To be done
Skip all pictures. Write out the data below from its first line through the line that contains "const titleText = 'Gráfico".

=-=-=-=-=

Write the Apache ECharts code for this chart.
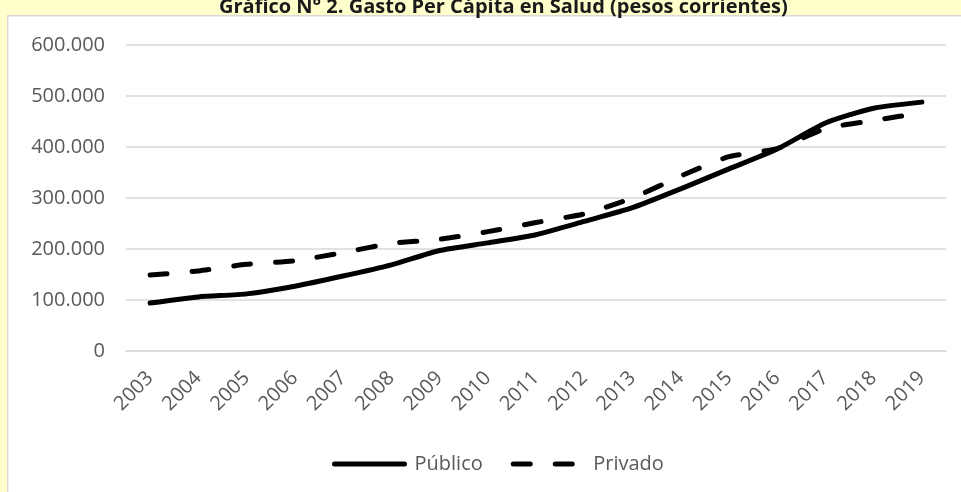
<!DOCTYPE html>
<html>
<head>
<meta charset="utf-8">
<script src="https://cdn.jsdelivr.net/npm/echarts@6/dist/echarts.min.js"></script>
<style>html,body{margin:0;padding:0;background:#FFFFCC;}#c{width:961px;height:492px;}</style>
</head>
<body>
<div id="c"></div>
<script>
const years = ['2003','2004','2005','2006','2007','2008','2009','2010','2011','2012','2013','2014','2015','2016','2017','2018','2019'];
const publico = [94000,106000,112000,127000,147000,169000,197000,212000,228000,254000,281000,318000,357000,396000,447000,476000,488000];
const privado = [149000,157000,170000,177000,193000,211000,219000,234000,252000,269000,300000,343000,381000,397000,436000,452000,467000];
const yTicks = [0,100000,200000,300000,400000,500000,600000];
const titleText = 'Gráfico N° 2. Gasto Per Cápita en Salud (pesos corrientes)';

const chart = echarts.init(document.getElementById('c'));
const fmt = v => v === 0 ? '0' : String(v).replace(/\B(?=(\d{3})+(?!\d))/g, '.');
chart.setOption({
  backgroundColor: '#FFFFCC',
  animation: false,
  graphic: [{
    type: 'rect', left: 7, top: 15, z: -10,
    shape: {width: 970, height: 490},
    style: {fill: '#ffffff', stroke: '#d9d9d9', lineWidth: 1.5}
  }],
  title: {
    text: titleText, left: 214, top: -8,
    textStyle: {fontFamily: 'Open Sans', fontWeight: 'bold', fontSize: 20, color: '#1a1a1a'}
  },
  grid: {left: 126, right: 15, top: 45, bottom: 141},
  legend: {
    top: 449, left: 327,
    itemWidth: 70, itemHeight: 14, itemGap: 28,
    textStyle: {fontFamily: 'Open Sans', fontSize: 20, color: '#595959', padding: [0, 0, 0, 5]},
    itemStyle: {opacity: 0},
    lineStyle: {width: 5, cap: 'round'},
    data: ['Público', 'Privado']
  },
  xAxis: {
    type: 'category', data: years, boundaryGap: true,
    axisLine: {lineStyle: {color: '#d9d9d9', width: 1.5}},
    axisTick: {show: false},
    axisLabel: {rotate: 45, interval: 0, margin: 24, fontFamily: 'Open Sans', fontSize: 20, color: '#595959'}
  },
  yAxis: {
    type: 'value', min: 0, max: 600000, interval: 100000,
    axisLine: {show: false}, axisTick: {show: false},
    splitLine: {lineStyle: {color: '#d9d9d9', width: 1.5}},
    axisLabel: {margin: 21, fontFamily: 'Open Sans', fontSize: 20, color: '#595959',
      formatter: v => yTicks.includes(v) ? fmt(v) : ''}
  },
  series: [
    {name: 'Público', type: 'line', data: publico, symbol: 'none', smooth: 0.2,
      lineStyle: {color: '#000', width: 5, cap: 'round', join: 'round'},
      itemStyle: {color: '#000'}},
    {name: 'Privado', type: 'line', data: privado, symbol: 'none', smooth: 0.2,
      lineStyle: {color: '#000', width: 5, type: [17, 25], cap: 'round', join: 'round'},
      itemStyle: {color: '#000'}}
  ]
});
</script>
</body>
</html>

=-=-=-=-=

Result of the exercise
Write the Apache ECharts code for this chart.
<!DOCTYPE html>
<html>
<head>
<meta charset="utf-8">
<script src="https://cdn.jsdelivr.net/npm/echarts@6/dist/echarts.min.js"></script>
<style>html,body{margin:0;padding:0;background:#FFFFCC;}#c{width:961px;height:492px;}</style>
</head>
<body>
<div id="c"></div>
<script>
const years = ['2003','2004','2005','2006','2007','2008','2009','2010','2011','2012','2013','2014','2015','2016','2017','2018','2019'];
const publico = [94000,106000,112000,127000,147000,169000,197000,212000,228000,254000,281000,318000,357000,396000,447000,476000,488000];
const privado = [149000,157000,170000,177000,193000,211000,219000,234000,252000,269000,300000,343000,381000,397000,436000,452000,467000];
const yTicks = [0,100000,200000,300000,400000,500000,600000];
const titleText = 'Gráfico N° 2. Gasto Per Cápita en Salud (pesos corrientes)';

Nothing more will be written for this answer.